Galaxy Quest Review

Galaxy Quest
The has-been cast of a cult TV sci-fi series are abducted by aliens to save the universe for real, and in struggling to rise to the occasion, manage to pastiche every cliché in the sci-fi TV series handbook.

by Angie Errigo |
Published on
Release Date:

28 Apr 2000

Running Time:

102 minutes

Certificate:

PG

Original Title:

Galaxy Quest

Going boldly beyond the comic skits and lore references that have peppered popular culture for 35 years, this full blown spoof of the Star Trek phenomenon is so witty and polished it will endear itself even to those who don't know a transporter beam from a phaser blast. This is a one-joke premise, affectionately and knowingly developed into a multiplicity of wonderfully amusing gags and hugely enjoyable performances.

Vain, arrogant ham Jason Nesmith (Allen) and his co-stars from long-cancelled sci-fi adventure series Galaxy Quest make mortifying bucks appearing at conventions of avid Questers. Cast reunions are occasions for jealous rants, recriminations and laments for lost careers from Gwen (Weaver), who played the show's communications babe, the now adult Tommy (Daryl Mitchell), who played the boy genius navigator, the permanently stoned Fred (Tony Shalhoub), and the snooty Shakespearean thespian (Rickman), doomed to be remembered as Quest's prosthetic-headed, half-humanoid, half-reptilian science officer, Dr. Lazarus.
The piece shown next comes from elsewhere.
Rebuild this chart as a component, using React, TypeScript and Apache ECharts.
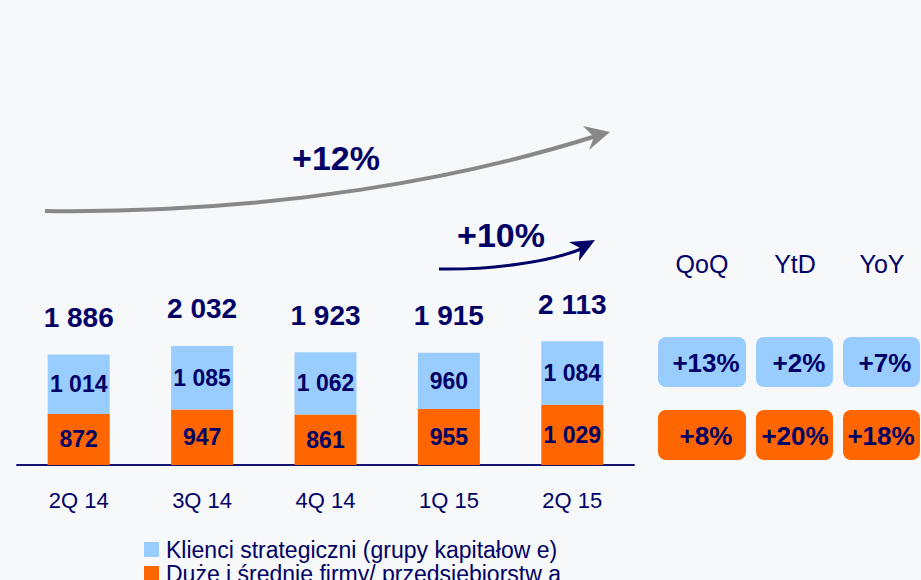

Approached by a group of oddballs who seem only slightly more cuckoo than the typical Questie autograph hounds, the inimical ensemble find themselves whisked into space aboard a working replica of their telly starship by the Thermians, a race who not only have monitored Earth TV transmissions, but have modelled their society and technology on Galaxy Quest. Now they are engaged in a desperate battle with a tentacled conquering foe, depending on their heroes to lead them to victory and save the universe. "Uh-oh"s all round, as the scared and hopelessly inadequate actors struggle to rise to the occasion.

Director Parisot (Home Fries) maintains a lively pace and playful tone through well-executed pastiches of every clich in the genre, such as "the away mission", on which the bit-part player (Sam Rockwell) as the crewman with no name is horribly aware he's bound to be the first casualty, the commander contrives to shed his shirt, and Gwen's uniform gets ever more revealingly shredded.

The entire cast is game for the ridiculous, while Stan Winston's aliens and ILM visual effects give this the gloss of a straight-faced sci-fi spectacle. Beam on up.